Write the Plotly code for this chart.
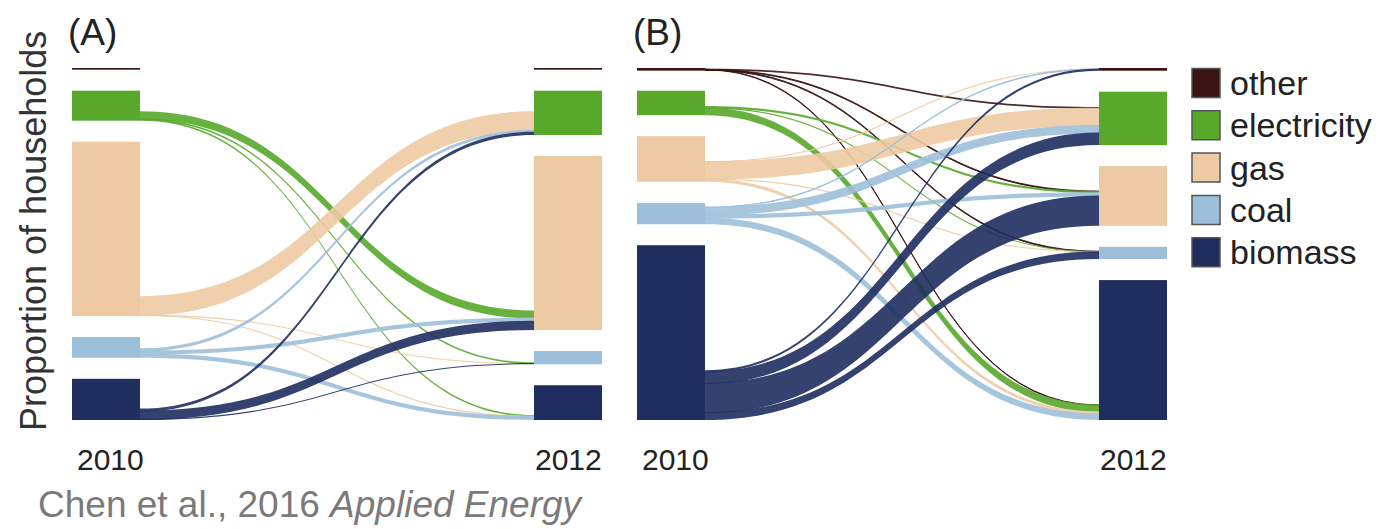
import plotly.graph_objects as go

fuels = ["other", "electricity", "gas", "coal", "biomass"]
colors = ["#3b1414", "#58a82c", "#edcaa3", "#9dc0da", "#1f2d5f"]
years = ["2010", "2012"]
panels = ["(A)", "(B)"]

# share of households (%) moving from the 2010 fuel (row) to the 2012 fuel (column)
flows_a = [
    [0.6, 0.0, 0.0, 0.0, 0.0],
    [0.0, 7.7, 2.9, 0.6, 0.6],
    [0.0, 7.0, 55.6, 0.4, 0.4],
    [0.0, 1.1, 1.5, 4.4, 1.5],
    [0.0, 1.1, 3.3, 0.4, 11.0],
]
flows_b = [
    [0.6, 0.6, 0.3, 0.3, 0.2],
    [0.0, 5.7, 0.8, 0.4, 2.7],
    [0.4, 6.4, 9.1, 0.4, 1.1],
    [0.2, 3.0, 1.5, 1.9, 2.3],
    [0.8, 4.4, 10.6, 2.7, 44.1],
]

W, H = 1397, 529
FONT = "Liberation Sans, Arial, sans-serif"
PLOT_TOP, PLOT_BOT = 68, 420
PANEL_W = 530
THICK = 68
GAP = 21
OVERLAP = 1.0  # px, hides hairline seams between pieces of one bar


def rgba(hex_col, a):
    h = hex_col.lstrip("#")
    r, g, b = int(h[0:2], 16), int(h[2:4], 16), int(h[4:6], 16)
    return f"rgba({r},{g},{b},{a})"


def make_sankey(flows, left_px):
    n = len(fuels)
    links = [(i, j) for i in range(n) for j in range(n) if flows[i][j] > 0]
    L = len(links)
    hpx = PLOT_BOT - PLOT_TOP
    total = sum(flows[a][b] for a, b in links)

    groups = []
    for side in (0, 1):
        g = []
        for f in range(n):
            mine = [lk for lk in links if lk[side] == f]
            # households keeping the fuel on top, then the switchers
            mine.sort(key=lambda lk: (lk[0] != lk[1], lk[1 - side]))
            g.append(mine)
        groups.append(g)
    seams = min(sum(max(len(m) - 1, 0) for m in g) for g in groups)
    ky = (hpx - (n - 1) * GAP + seams * OVERLAP) / total
    pad = (hpx - ky * total) / (L - 1)

    def stack(g):
        pos = {}
        top = 0
        for mine in g:
            for m, lk in enumerate(mine):
                h = flows[lk[0]][lk[1]] * ky
                if m > 0:
                    top -= OVERLAP
                pos[lk] = (top + h / 2) / hpx
                top += h
            top += GAP
        return pos

    ypos_src = stack(groups[0])
    ypos_tgt = stack(groups[1])

    xs, ys, ncol, src, tgt, val, lcol = [], [], [], [], [], [], []
    for k, (a, b) in enumerate(links):
        xs.append(THICK / 2 / PANEL_W)
        ys.append(ypos_src[(a, b)])
        ncol.append(colors[a])
    for k, (a, b) in enumerate(links):
        xs.append(1 - THICK / 2 / PANEL_W)
        ys.append(ypos_tgt[(a, b)])
        ncol.append(colors[b])
    for k, (a, b) in enumerate(links):
        src.append(k)
        tgt.append(L + k)
        val.append(flows[a][b])
        # households that kept the same fuel are not drawn as flows
        lcol.append("rgba(0,0,0,0)" if a == b else rgba(colors[a], 0.9))

    return go.Sankey(
        arrangement="fixed",
        domain=dict(x=[left_px / W, (left_px + PANEL_W) / W],
                    y=[1 - PLOT_BOT / H, 1 - PLOT_TOP / H]),
        node=dict(label=[""] * (2 * L), color=ncol, x=xs, y=ys,
                  pad=pad, thickness=THICK, line=dict(width=0)),
        link=dict(source=src, target=tgt, value=val, color=lcol),
        hoverinfo="none",
    )


fig = go.Figure()
fig.add_trace(make_sankey(flows_a, 72))
fig.add_trace(make_sankey(flows_b, 637))

ann = []
for k, left in enumerate([72, 637]):
    ann.append(dict(x=(left - 6) / W, y=1 - 32 / H, text=panels[k], showarrow=False,
                    xanchor="left", yanchor="middle", font=dict(size=37, color="#222")))
    for m, cx in enumerate([left + THICK / 2 + 4, left + PANEL_W - THICK / 2]):
        ann.append(dict(x=cx / W, y=1 - 459 / H, text=years[m], showarrow=False,
                        xanchor="center", yanchor="middle", font=dict(size=30, color="#222")))

ann.append(dict(x=34 / W, y=1 - 231 / H, text="Proportion of households", textangle=-90,
                showarrow=False, xanchor="center", yanchor="middle",
                font=dict(size=36, color="#333")))
ann.append(dict(x=36 / W, y=1 - 504 / H, text="Chen et al., 2016 <i>Applied Energy</i>",
                showarrow=False, xanchor="left", yanchor="middle",
                font=dict(size=37, color="#7a7a7a")))

shapes = []
for k, name in enumerate(fuels):
    cy = 83 + k * 42.3
    shapes.append(dict(type="rect", xref="paper", yref="paper",
                       x0=1192 / W, x1=1220 / W, y0=1 - (cy - 14.5) / H, y1=1 - (cy + 14.5) / H,
                       fillcolor=colors[k], line=dict(color="#555", width=1.5)))
    ann.append(dict(x=1228 / W, y=1 - cy / H, text=name, showarrow=False,
                    xanchor="left", yanchor="middle", font=dict(size=34, color="#222")))

fig.update_layout(
    width=W, height=H,
    margin=dict(l=0, r=0, t=0, b=0),
    paper_bgcolor="white",
    font=dict(family=FONT),
    annotations=ann,
    shapes=shapes,
)

fig.write_html("out.html", config={"displayModeBar": False},
               post_script="document.body.style.margin = '0';")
______________________________
(PROBLEM DESCRIPTION):
Copy the material exactly. Do not include the pictures.

(THE SOLUTION):
Write the Plotly code for this chart.
import plotly.graph_objects as go

fuels = ["other", "electricity", "gas", "coal", "biomass"]
colors = ["#3b1414", "#58a82c", "#edcaa3", "#9dc0da", "#1f2d5f"]
years = ["2010", "2012"]
panels = ["(A)", "(B)"]

# share of households (%) moving from the 2010 fuel (row) to the 2012 fuel (column)
flows_a = [
    [0.6, 0.0, 0.0, 0.0, 0.0],
    [0.0, 7.7, 2.9, 0.6, 0.6],
    [0.0, 7.0, 55.6, 0.4, 0.4],
    [0.0, 1.1, 1.5, 4.4, 1.5],
    [0.0, 1.1, 3.3, 0.4, 11.0],
]
flows_b = [
    [0.6, 0.6, 0.3, 0.3, 0.2],
    [0.0, 5.7, 0.8, 0.4, 2.7],
    [0.4, 6.4, 9.1, 0.4, 1.1],
    [0.2, 3.0, 1.5, 1.9, 2.3],
    [0.8, 4.4, 10.6, 2.7, 44.1],
]

W, H = 1397, 529
FONT = "Liberation Sans, Arial, sans-serif"
PLOT_TOP, PLOT_BOT = 68, 420
PANEL_W = 530
THICK = 68
GAP = 21
OVERLAP = 1.0  # px, hides hairline seams between pieces of one bar


def rgba(hex_col, a):
    h = hex_col.lstrip("#")
    r, g, b = int(h[0:2], 16), int(h[2:4], 16), int(h[4:6], 16)
    return f"rgba({r},{g},{b},{a})"


def make_sankey(flows, left_px):
    n = len(fuels)
    links = [(i, j) for i in range(n) for j in range(n) if flows[i][j] > 0]
    L = len(links)
    hpx = PLOT_BOT - PLOT_TOP
    total = sum(flows[a][b] for a, b in links)

    groups = []
    for side in (0, 1):
        g = []
        for f in range(n):
            mine = [lk for lk in links if lk[side] == f]
            # households keeping the fuel on top, then the switchers
            mine.sort(key=lambda lk: (lk[0] != lk[1], lk[1 - side]))
            g.append(mine)
        groups.append(g)
    seams = min(sum(max(len(m) - 1, 0) for m in g) for g in groups)
    ky = (hpx - (n - 1) * GAP + seams * OVERLAP) / total
    pad = (hpx - ky * total) / (L - 1)

    def stack(g):
        pos = {}
        top = 0
        for mine in g:
            for m, lk in enumerate(mine):
                h = flows[lk[0]][lk[1]] * ky
                if m > 0:
                    top -= OVERLAP
                pos[lk] = (top + h / 2) / hpx
                top += h
            top += GAP
        return pos

    ypos_src = stack(groups[0])
    ypos_tgt = stack(groups[1])

    xs, ys, ncol, src, tgt, val, lcol = [], [], [], [], [], [], []
    for k, (a, b) in enumerate(links):
        xs.append(THICK / 2 / PANEL_W)
        ys.append(ypos_src[(a, b)])
        ncol.append(colors[a])
    for k, (a, b) in enumerate(links):
        xs.append(1 - THICK / 2 / PANEL_W)
        ys.append(ypos_tgt[(a, b)])
        ncol.append(colors[b])
    for k, (a, b) in enumerate(links):
        src.append(k)
        tgt.append(L + k)
        val.append(flows[a][b])
        # households that kept the same fuel are not drawn as flows
        lcol.append("rgba(0,0,0,0)" if a == b else rgba(colors[a], 0.9))

    return go.Sankey(
        arrangement="fixed",
        domain=dict(x=[left_px / W, (left_px + PANEL_W) / W],
                    y=[1 - PLOT_BOT / H, 1 - PLOT_TOP / H]),
        node=dict(label=[""] * (2 * L), color=ncol, x=xs, y=ys,
                  pad=pad, thickness=THICK, line=dict(width=0)),
        link=dict(source=src, target=tgt, value=val, color=lcol),
        hoverinfo="none",
    )


fig = go.Figure()
fig.add_trace(make_sankey(flows_a, 72))
fig.add_trace(make_sankey(flows_b, 637))

ann = []
for k, left in enumerate([72, 637]):
    ann.append(dict(x=(left - 6) / W, y=1 - 32 / H, text=panels[k], showarrow=False,
                    xanchor="left", yanchor="middle", font=dict(size=37, color="#222")))
    for m, cx in enumerate([left + THICK / 2 + 4, left + PANEL_W - THICK / 2]):
        ann.append(dict(x=cx / W, y=1 - 459 / H, text=years[m], showarrow=False,
                        xanchor="center", yanchor="middle", font=dict(size=30, color="#222")))

ann.append(dict(x=34 / W, y=1 - 231 / H, text="Proportion of households", textangle=-90,
                showarrow=False, xanchor="center", yanchor="middle",
                font=dict(size=36, color="#333")))
ann.append(dict(x=36 / W, y=1 - 504 / H, text="Chen et al., 2016 <i>Applied Energy</i>",
                showarrow=False, xanchor="left", yanchor="middle",
                font=dict(size=37, color="#7a7a7a")))

shapes = []
for k, name in enumerate(fuels):
    cy = 83 + k * 42.3
    shapes.append(dict(type="rect", xref="paper", yref="paper",
                       x0=1192 / W, x1=1220 / W, y0=1 - (cy - 14.5) / H, y1=1 - (cy + 14.5) / H,
                       fillcolor=colors[k], line=dict(color="#555", width=1.5)))
    ann.append(dict(x=1228 / W, y=1 - cy / H, text=name, showarrow=False,
                    xanchor="left", yanchor="middle", font=dict(size=34, color="#222")))

fig.update_layout(
    width=W, height=H,
    margin=dict(l=0, r=0, t=0, b=0),
    paper_bgcolor="white",
    font=dict(family=FONT),
    annotations=ann,
    shapes=shapes,
)

fig.write_html("out.html", config={"displayModeBar": False},
               post_script="document.body.style.margin = '0';")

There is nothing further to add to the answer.